これは劇中でユウにヨーコが語る「コリント人への第一の手紙」である。
この時点で、ヨーコは完全に新興宗教に捕らわれており、無理矢理ユウが連れ出して洗脳を解こうとしてもまるで聞かない。あの新興宗教じゃなければ仏教でもキリスト教でも良い、と語るユウに「あんたは何も(聖書も)知らない」として引用する聖書の一節だ。
確かにここで語るユウの宗教観は、やや偏っているようにも見えなくもない(もちろん入会の経緯がコイケの仕業と知っている部分はあるにせよ)
だからヨーコの指摘は必ずしも大きく間違っている訳ではないのだが、同時に此処を引用してしまった事自体を彼女は省みては居ない。
ユウのヨーコに対する行為、それはこの引用の文言そのものであるということを。
彼はヨーコの為に忍び、信じ、望み、耐えた。
そしてこの時のヨーコに信仰はあっても愛が無いということを。
(サソリの事は好きだが、サソリ=コイケだと思っていて本当の相手を知らない)
いつまでも存続するものは、信仰と 希望と愛と、この三つである。
このうちで最も大いなるものは、愛である
まさに此くの如く、信仰を超える物は愛なのだ。
少なくとも、この映画の中に於いては。
寛容という部分については監督自身が「寛容と言っているのに不寛容になってしまう部分が面白い」というような事を語っているので愛情論として別のエントリで語るとして、映画の中で重要なのはユウの行動動機は愛に他ならなかったということだ。
そして一見ユウを苦しめるだけの存在であったかのように見えるコイケも実に奇妙だ。
ユウの全てを奪い、彼自身を誘惑し、彼の心を壊して、自害。
正直エンターテイメントとしてはユウに罰される感じでも良かったのではないかと思うのだが、やはりこの辺りは色々と何かありそうだぞ……という気はする。
確証はないが。
幾つか考えられる仮説として、やはりコイケはユウに強い思い入れ(恐らくはこれも愛と言うべきだろう)を抱き、自身と同じようになって欲しかった……と考えるのが一番スタンダードかなぁと。

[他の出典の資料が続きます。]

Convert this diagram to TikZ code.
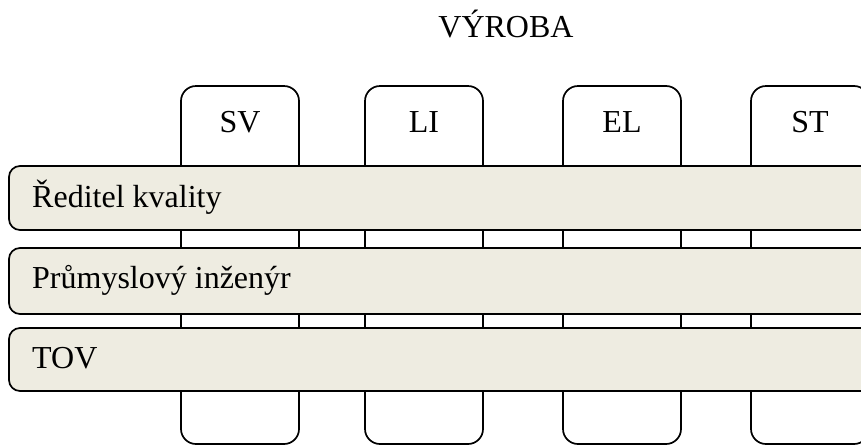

そして壊れてしまった姿を見るに嬉しさと同時に悲しさが去来した、という感じだろうか。
またどういう状態であってもユウの愛が常にヨーコへ向かっているというのもあったやもしれん。
この辺りは幾らでも考察出来そうだが、上記二つが一番妥当かなぁと。
そして心を壊したユウにみせるヨーコの「むきだし」
非常にバカバカしくも見えるが、あの愛に対するこの行動だからこそ感動的に映る。
だからやっぱり、この映画は愛の映画だ。
どっかの感想で
「愛なんて最後にちょっぴり出てるだけでみんな騙されてる」
という意見があったが、そりゃ
登場人物のメチャクチャで破壊的な行為の数々が何に由来しているか気付いてないだけか、
もしくは「愛」というのを普通の恋愛映画のそれと同一視しているか
ってだけじゃねーの?
「愛」の衣は厚いものだ、それ自体を自覚していないと取り払うどころか気付くことすら難しいかもしれない。
キリスト教の愛というのも、必ずしもむきだしとは限らないと思うが、この映画の「愛」に一脈通じるモノはある。
だからヨーコはキリストに傾倒したし、ユウも自らのマリアに生涯を捧げた。
「愛」はヤバイ、マジヤバイ。
だから僕らは「愛」に常識とか社会性とかで衣を作り、その姿を隠す。
衣を剥ぐと、人は愛のままに時には社会を脅かし、時には人を救ってしまう。
でもきっと、それが「むきだし」ってことなんだろう。